REQUIREMENTS>
Reproduce, character for character, the lines below from the first through the one with "const fitRhoInd = 0.0013;". Leave pictures out.
***** INFORMATION SHOWN *****
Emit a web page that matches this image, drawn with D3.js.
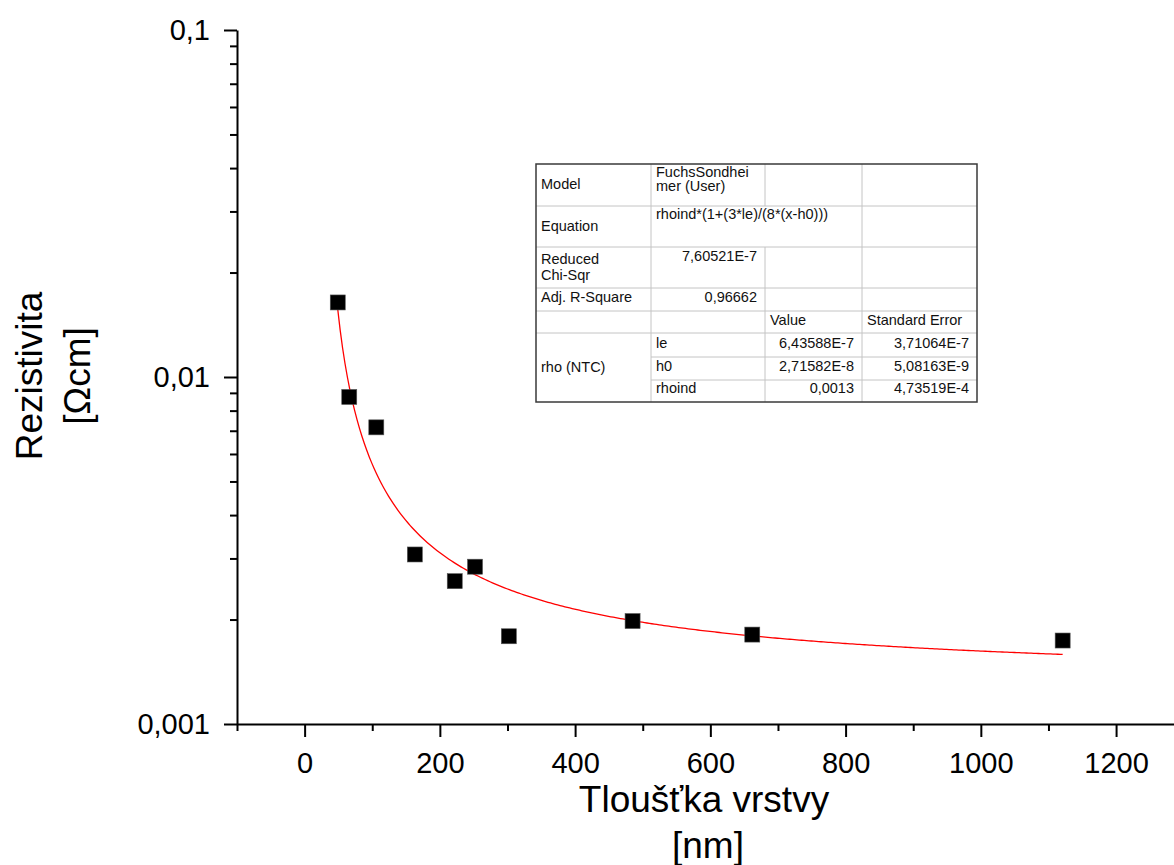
<!DOCTYPE html>
<html>
<head>
<meta charset="utf-8">
<script src="https://cdn.jsdelivr.net/npm/d3@7"></script>
<style>
  html, body { margin: 0; padding: 0; background: #fff; }
  svg { display: block; font-family: "Liberation Sans", Arial, sans-serif; }
</style>
</head>
<body>
<svg id="chart" width="1174" height="865"></svg>
<script>
// Measured film thickness [nm] and resistivity [Ω·cm]
const thickness   = [49, 66, 106, 163, 222, 252, 302, 485, 662, 1121];
const resistivity = [0.0164, 0.00876, 0.00716, 0.00308, 0.00258, 0.00284, 0.00179, 0.00198, 0.00181, 0.00174];

// Fuchs–Sondheimer fit parameters (SI units, x given in nm)
const fitLe     = 6.43588e-7;
const fitH0     = 2.71582e-8;
const fitRhoInd = 0.0013;

// Axis ticks
const xMajorTicks = [0, 200, 400, 600, 800, 1000, 1200];
const xMinorTicks = [-100, 100, 300, 500, 700, 900, 1100, 1300];
const yMajorTicks = [0.001, 0.01, 0.1];
const yMajorLabels = ["0,001", "0,01", "0,1"];
const yMinorTicks = [2,3,4,5,6,7,8,9].flatMap(m => [m * 0.001, m * 0.01]);

// Fit result table rows: [col0, col1, col2, col3]
const tableModel     = ["Model", "FuchsSondhei\nmer (User)", "", ""];
const tableEquation  = ["Equation", "rhoind*(1+(3*le)/(8*(x-h0)))"];
const tableChi       = ["Reduced\nChi-Sqr", "7,60521E-7", "", ""];
const tableR2        = ["Adj. R-Square", "0,96662", "", ""];
const tableHeader    = ["", "", "Value", "Standard Error"];
const tableParamName = "rho (NTC)";
const tableParams    = ["le", "h0", "rhoind"];
const tableValues    = ["6,43588E-7", "2,71582E-8", "0,0013"];
const tableErrors    = ["3,71064E-7", "5,08163E-9", "4,73519E-4"];

const svg = d3.select("#chart");

const x = d3.scaleLinear().domain([-100, 1300]).range([237, 1183.7]);
const y = d3.scaleLog().domain([0.001, 0.1]).range([724, 30]);

// ---- axes ----
function styleAxis(g) {
  g.selectAll("path.domain").attr("stroke", "#000").attr("stroke-width", 2);
  g.selectAll(".tick line").attr("stroke", "#000").attr("stroke-width", 2);
  g.selectAll(".tick text").attr("fill", "#000").attr("font-size", 29)
    .attr("font-family", "Liberation Sans, Arial, sans-serif");
}

svg.append("g").attr("transform", `translate(0,${y(0.001)})`)
  .call(d3.axisBottom(x).tickValues(xMinorTicks).tickSize(7).tickSizeOuter(0).tickFormat(""))
  .call(styleAxis);
svg.append("g").attr("transform", `translate(0,${y(0.001)})`)
  .call(d3.axisBottom(x).tickValues(xMajorTicks).tickSize(13).tickPadding(15).tickSizeOuter(0).tickFormat(d3.format("d")))
  .call(g => g.select("path.domain").remove())
  .call(styleAxis);

svg.append("g").attr("transform", `translate(${x(-100)},0)`)
  .call(d3.axisLeft(y).tickValues(yMinorTicks).tickSize(7).tickSizeOuter(0).tickFormat(""))
  .call(styleAxis);
svg.append("g").attr("transform", `translate(${x(-100)},0)`)
  .call(d3.axisLeft(y).tickValues(yMajorTicks).tickSize(13).tickPadding(14).tickSizeOuter(0)
    .tickFormat(d => yMajorLabels[yMajorTicks.indexOf(d)]))
  .call(g => g.select("path.domain").remove())
  .call(styleAxis);

// ---- axis titles ----
const yTitle = svg.append("g").attr("font-size", 37).attr("fill", "#000").attr("text-anchor", "middle");
yTitle.append("text").attr("transform", "translate(42,376) rotate(-90)").text("Rezistivita");
yTitle.append("text").attr("transform", "translate(90,376) rotate(-90)").text("[Ωcm]");

const xTitle = svg.append("g").attr("font-size", 37).attr("fill", "#000").attr("text-anchor", "middle");
xTitle.append("text").attr("x", 704).attr("y", 812).text("Tloušťka vrstvy");
xTitle.append("text").attr("x", 708).attr("y", 858).text("[nm]");

// ---- fit curve ----
const fsModel = t => fitRhoInd * (1 + (3 * fitLe) / (8 * (t * 1e-9 - fitH0)));
const xMin = d3.min(thickness), xMax = d3.max(thickness);
const curve = d3.range(0, 301).map(i => {
  const t = xMin + (xMax - xMin) * i / 300;
  return [t, fsModel(t)];
});
svg.append("path")
  .datum(curve)
  .attr("fill", "none")
  .attr("stroke", "#ff0000")
  .attr("stroke-width", 1.3)
  .attr("d", d3.line().x(d => x(d[0])).y(d => y(d[1])));

// ---- data points ----
const sq = 15;
svg.append("g").selectAll("rect")
  .data(thickness.map((t, i) => [t, resistivity[i]]))
  .join("rect")
  .attr("x", d => x(d[0]) - sq / 2)
  .attr("y", d => y(d[1]) - sq / 2)
  .attr("width", sq).attr("height", sq)
  .attr("fill", "#000")
  .attr("stroke", "#555").attr("stroke-width", 0.6);

// ---- fit result table ----
const colX = [536, 651, 765, 862, 977];
const rowY = [164, 206, 247, 288, 311, 333, 357, 380, 402];
const tbl = svg.append("g").attr("font-size", 14.5).attr("fill", "#111");
tbl.append("rect").attr("x", colX[0]).attr("y", rowY[0])
  .attr("width", colX[4] - colX[0]).attr("height", rowY[8] - rowY[0])
  .attr("fill", "#fff");

const gridColor = "#c4c4c4";
function hline(yy, x0, x1) {
  tbl.append("line").attr("x1", x0).attr("x2", x1).attr("y1", yy).attr("y2", yy)
    .attr("stroke", gridColor).attr("stroke-width", 1);
}
function vline(xx, y0, y1) {
  tbl.append("line").attr("x1", xx).attr("x2", xx).attr("y1", y0).attr("y2", y1)
    .attr("stroke", gridColor).attr("stroke-width", 1);
}
// horizontal rules
for (let r = 1; r <= 5; r++) hline(rowY[r], colX[0], colX[4]);
hline(rowY[6], colX[1], colX[4]);
hline(rowY[7], colX[1], colX[4]);
// vertical rules (equation spans cols 1–2)
vline(colX[1], rowY[0], rowY[8]);
vline(colX[2], rowY[0], rowY[1]);
vline(colX[2], rowY[2], rowY[8]);
vline(colX[3], rowY[0], rowY[8]);
// outer frame
tbl.append("rect").attr("x", colX[0]).attr("y", rowY[0])
  .attr("width", colX[4] - colX[0]).attr("height", rowY[8] - rowY[0])
  .attr("fill", "none").attr("stroke", "#3a3a3a").attr("stroke-width", 1.5);

function cellText(str, col, baseline, align, lineGap = 14) {
  const lines = str.split("\n");
  const t = tbl.append("text")
    .attr("text-anchor", align === "right" ? "end" : "start");
  const xx = align === "right" ? colX[col + 1] - 8 : colX[col] + 5;
  lines.forEach((ln, i) => t.append("tspan").attr("x", xx).attr("y", baseline + i * lineGap).text(ln));
}

// Model row
cellText(tableModel[0], 0, 189, "left");
cellText(tableModel[1], 1, 177, "left");
// Equation row
cellText(tableEquation[0], 0, 231, "left");
cellText(tableEquation[1], 1, 219, "left");
// Reduced Chi-Sqr row
cellText(tableChi[0], 0, 264, "left", 16);
cellText(tableChi[1], 1, 261, "right");
// Adj. R-Square row
cellText(tableR2[0], 0, 302, "left");
cellText(tableR2[1], 1, 302, "right");
// Header row
cellText(tableHeader[2], 2, 325, "left");
cellText(tableHeader[3], 3, 325, "left");
// Parameter block
cellText(tableParamName, 0, 372, "left");
tableParams.forEach((p, i) => {
  const base = [348, 371, 393][i];
  cellText(p, 1, base, "left");
  cellText(tableValues[i], 2, base, "right");
  cellText(tableErrors[i], 3, base, "right");
});
</script>
</body>
</html>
*****
SOLVED PROBLEM>
Emit a web page that matches this image, drawn with D3.js.
<!DOCTYPE html>
<html>
<head>
<meta charset="utf-8">
<script src="https://cdn.jsdelivr.net/npm/d3@7"></script>
<style>
  html, body { margin: 0; padding: 0; background: #fff; }
  svg { display: block; font-family: "Liberation Sans", Arial, sans-serif; }
</style>
</head>
<body>
<svg id="chart" width="1174" height="865"></svg>
<script>
// Measured film thickness [nm] and resistivity [Ω·cm]
const thickness   = [49, 66, 106, 163, 222, 252, 302, 485, 662, 1121];
const resistivity = [0.0164, 0.00876, 0.00716, 0.00308, 0.00258, 0.00284, 0.00179, 0.00198, 0.00181, 0.00174];

// Fuchs–Sondheimer fit parameters (SI units, x given in nm)
const fitLe     = 6.43588e-7;
const fitH0     = 2.71582e-8;
const fitRhoInd = 0.0013;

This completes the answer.